What you have to do: Only the lines from the start of the data through the line with "var colors = ['#f08300','#56b8c7','#e8536a','#ffd800'];" belong in the copy. Restate them word for word, minus the pictures.

====

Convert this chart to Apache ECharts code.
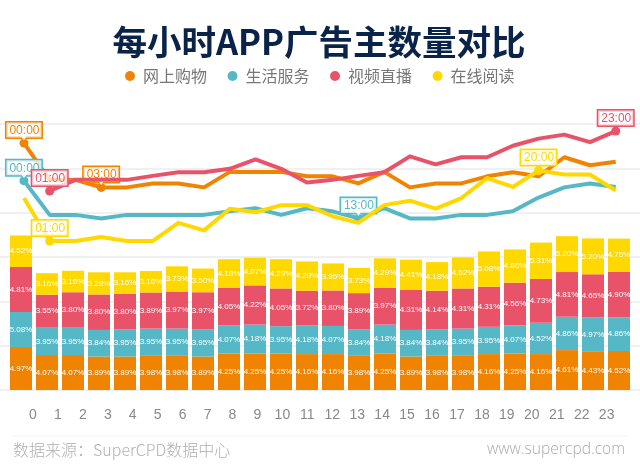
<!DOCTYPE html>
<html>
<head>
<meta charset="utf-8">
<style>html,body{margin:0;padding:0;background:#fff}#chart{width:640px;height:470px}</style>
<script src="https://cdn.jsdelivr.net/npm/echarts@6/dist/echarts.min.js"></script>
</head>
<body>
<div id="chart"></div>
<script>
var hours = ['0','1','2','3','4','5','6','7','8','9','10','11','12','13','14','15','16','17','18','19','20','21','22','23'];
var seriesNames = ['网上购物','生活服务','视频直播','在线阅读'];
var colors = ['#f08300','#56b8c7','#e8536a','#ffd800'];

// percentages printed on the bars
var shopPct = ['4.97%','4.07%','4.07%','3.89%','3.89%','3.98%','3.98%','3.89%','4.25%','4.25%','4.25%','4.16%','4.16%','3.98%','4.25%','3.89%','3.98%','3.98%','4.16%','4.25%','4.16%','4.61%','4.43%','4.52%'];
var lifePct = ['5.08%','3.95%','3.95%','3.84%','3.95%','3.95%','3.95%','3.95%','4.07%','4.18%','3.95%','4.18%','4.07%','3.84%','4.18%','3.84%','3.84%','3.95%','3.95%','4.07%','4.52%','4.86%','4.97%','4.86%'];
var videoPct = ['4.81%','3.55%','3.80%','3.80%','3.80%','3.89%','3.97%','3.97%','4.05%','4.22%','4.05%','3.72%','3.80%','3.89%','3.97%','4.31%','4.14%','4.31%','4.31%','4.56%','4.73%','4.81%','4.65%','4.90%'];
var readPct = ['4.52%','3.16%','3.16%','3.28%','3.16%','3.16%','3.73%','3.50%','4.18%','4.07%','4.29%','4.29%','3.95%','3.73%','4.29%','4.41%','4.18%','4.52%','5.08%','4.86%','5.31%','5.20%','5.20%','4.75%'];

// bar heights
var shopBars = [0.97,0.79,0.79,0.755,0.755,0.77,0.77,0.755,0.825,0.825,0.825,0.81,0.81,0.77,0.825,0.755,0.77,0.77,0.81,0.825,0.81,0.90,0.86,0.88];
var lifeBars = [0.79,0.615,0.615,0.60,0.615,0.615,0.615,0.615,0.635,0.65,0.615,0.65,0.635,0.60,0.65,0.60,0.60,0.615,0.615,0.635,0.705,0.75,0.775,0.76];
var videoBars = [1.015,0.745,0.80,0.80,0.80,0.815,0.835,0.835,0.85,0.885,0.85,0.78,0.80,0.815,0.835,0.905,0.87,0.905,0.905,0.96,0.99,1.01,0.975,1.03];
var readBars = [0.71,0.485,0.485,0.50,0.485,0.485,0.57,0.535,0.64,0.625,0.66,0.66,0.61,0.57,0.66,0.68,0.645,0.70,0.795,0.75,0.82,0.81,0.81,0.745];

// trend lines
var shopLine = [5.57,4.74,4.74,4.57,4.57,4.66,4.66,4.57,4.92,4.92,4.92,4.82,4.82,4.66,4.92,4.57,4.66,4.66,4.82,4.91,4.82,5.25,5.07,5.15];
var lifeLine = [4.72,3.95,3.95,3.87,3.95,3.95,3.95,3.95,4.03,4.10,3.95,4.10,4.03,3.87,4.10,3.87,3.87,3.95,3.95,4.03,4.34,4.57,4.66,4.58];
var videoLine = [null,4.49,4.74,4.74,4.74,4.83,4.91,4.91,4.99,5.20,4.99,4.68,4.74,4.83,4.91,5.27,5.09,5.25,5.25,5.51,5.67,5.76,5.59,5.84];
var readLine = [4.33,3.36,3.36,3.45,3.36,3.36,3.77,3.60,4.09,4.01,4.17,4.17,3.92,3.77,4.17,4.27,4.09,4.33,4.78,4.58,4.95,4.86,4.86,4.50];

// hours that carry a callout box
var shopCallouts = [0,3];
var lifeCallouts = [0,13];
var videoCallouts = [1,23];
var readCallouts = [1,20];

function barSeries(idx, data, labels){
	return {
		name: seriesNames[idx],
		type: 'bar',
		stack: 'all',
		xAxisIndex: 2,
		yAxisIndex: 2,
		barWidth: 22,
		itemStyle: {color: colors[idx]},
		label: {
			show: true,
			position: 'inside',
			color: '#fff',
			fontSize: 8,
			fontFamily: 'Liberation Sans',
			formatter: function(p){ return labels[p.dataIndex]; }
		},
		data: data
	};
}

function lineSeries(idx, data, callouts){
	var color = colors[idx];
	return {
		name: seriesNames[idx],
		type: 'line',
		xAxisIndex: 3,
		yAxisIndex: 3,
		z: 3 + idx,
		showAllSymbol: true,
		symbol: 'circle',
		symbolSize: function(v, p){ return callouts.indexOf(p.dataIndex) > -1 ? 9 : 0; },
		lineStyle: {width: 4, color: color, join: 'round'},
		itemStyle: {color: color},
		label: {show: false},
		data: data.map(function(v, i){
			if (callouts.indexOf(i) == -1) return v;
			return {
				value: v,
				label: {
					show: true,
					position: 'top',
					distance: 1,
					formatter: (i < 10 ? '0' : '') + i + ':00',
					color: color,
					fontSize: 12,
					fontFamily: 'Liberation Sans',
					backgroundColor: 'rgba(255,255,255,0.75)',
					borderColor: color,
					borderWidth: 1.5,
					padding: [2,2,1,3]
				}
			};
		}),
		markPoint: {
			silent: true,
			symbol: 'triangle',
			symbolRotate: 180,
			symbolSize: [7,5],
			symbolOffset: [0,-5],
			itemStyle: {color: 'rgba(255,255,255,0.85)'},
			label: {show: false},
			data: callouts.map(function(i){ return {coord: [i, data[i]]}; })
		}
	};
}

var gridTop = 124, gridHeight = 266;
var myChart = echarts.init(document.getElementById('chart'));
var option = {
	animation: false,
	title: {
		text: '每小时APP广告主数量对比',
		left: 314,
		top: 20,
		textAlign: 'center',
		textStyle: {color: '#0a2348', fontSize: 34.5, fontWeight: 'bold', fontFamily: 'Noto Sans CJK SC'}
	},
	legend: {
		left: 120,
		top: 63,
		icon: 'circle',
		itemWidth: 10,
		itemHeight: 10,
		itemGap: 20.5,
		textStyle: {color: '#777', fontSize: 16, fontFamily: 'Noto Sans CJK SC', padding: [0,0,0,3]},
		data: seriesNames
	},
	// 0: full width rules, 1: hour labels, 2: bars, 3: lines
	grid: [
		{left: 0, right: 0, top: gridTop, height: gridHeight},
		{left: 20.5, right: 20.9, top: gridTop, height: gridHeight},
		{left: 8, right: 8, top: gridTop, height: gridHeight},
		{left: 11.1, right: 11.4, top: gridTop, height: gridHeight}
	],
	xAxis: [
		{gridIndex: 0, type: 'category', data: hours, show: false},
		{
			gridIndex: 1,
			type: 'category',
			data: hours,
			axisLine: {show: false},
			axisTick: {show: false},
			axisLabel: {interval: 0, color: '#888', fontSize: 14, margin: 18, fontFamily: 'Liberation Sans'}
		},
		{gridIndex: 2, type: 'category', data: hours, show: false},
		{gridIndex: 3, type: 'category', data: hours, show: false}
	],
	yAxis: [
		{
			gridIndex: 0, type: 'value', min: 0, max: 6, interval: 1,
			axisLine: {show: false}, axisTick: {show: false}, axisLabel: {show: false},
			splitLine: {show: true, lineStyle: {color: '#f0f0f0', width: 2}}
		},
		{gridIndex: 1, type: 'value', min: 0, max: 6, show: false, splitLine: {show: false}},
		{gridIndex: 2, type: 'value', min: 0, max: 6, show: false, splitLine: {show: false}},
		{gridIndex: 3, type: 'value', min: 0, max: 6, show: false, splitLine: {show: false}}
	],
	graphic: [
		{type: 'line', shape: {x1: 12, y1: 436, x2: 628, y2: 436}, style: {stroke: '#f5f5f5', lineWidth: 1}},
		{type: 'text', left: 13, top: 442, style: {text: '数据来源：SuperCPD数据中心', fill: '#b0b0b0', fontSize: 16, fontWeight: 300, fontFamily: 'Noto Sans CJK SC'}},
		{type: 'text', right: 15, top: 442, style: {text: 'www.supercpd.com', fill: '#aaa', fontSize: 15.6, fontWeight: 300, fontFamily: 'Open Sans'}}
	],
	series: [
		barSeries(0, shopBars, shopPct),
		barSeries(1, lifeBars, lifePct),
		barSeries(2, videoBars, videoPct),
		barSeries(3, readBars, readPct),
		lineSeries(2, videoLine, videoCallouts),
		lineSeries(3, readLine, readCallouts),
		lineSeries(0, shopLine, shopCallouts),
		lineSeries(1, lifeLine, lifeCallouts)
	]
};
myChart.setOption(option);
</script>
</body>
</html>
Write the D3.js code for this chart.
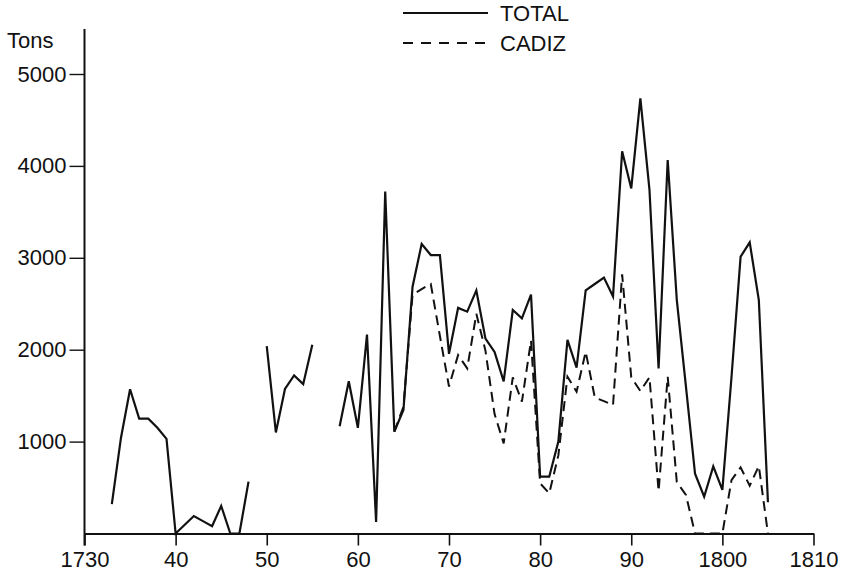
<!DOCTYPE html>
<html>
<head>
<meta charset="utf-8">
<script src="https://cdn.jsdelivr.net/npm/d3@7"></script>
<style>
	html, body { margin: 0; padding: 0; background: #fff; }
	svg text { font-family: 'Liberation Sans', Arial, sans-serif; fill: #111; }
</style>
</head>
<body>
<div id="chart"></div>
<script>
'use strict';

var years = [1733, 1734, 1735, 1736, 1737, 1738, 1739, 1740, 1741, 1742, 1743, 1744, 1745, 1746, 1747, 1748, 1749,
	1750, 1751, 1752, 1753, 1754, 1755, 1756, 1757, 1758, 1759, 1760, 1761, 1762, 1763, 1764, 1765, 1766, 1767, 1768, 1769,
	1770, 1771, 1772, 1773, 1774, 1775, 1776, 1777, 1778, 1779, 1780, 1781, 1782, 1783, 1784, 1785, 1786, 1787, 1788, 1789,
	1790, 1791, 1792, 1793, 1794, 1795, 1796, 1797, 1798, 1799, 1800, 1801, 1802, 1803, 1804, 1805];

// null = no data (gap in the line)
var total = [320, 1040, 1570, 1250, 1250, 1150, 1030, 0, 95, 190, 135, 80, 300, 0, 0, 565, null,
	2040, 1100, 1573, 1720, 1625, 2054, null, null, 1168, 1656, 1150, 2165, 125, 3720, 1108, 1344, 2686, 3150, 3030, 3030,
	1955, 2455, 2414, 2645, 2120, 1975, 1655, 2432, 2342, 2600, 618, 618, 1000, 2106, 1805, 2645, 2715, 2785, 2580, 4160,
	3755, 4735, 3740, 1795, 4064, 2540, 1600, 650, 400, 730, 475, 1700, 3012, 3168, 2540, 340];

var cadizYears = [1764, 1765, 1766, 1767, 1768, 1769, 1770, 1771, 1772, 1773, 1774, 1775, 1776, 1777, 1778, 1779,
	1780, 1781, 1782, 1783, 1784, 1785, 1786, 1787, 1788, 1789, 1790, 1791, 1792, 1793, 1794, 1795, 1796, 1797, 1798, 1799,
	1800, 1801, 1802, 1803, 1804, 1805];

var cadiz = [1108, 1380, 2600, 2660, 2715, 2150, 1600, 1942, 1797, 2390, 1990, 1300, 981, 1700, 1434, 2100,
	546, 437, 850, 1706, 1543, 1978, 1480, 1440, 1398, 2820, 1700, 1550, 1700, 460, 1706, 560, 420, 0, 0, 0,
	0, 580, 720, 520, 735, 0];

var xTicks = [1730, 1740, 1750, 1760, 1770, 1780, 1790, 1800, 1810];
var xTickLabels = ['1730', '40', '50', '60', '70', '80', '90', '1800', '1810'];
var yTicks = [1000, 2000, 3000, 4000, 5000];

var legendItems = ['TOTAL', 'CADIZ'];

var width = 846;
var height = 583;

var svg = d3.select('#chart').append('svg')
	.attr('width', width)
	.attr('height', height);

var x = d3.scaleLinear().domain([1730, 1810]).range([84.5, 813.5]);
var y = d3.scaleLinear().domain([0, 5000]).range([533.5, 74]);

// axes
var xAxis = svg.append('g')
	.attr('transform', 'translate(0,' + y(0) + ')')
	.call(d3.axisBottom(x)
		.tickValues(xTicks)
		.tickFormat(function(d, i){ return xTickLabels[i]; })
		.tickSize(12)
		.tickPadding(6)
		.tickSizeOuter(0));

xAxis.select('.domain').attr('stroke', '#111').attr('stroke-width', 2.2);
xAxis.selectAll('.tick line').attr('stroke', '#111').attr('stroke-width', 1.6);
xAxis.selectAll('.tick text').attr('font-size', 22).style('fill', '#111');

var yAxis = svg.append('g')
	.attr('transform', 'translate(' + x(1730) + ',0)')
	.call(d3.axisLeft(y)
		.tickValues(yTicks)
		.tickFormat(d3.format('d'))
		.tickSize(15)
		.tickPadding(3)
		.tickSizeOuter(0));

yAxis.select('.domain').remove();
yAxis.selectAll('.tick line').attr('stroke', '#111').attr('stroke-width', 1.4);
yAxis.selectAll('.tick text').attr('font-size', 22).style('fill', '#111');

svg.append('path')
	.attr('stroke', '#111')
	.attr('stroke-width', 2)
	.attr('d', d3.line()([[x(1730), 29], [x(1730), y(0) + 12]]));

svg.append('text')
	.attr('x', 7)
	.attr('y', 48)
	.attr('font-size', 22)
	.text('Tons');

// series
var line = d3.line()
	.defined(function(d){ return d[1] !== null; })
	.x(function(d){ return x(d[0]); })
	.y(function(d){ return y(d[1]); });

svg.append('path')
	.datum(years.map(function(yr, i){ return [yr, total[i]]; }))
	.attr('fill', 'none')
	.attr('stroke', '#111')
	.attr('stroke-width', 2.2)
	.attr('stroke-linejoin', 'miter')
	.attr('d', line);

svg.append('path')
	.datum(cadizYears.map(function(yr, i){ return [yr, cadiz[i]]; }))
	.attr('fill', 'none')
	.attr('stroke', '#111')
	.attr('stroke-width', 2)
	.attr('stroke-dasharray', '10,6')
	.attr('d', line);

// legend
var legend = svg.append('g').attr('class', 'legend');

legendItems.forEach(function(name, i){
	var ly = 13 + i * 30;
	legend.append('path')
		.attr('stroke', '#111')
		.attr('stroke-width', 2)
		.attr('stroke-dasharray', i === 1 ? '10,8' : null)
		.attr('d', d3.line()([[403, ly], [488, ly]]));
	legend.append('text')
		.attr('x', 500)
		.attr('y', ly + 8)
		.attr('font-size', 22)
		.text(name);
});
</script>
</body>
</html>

====

Response:
Convert this chart to Apache ECharts code.
<!DOCTYPE html>
<html>
<head>
<meta charset="utf-8">
<style>html,body{margin:0;padding:0;background:#fff}#chart{width:640px;height:470px}</style>
<script src="https://cdn.jsdelivr.net/npm/echarts@6/dist/echarts.min.js"></script>
</head>
<body>
<div id="chart"></div>
<script>
var hours = ['0','1','2','3','4','5','6','7','8','9','10','11','12','13','14','15','16','17','18','19','20','21','22','23'];
var seriesNames = ['网上购物','生活服务','视频直播','在线阅读'];
var colors = ['#f08300','#56b8c7','#e8536a','#ffd800'];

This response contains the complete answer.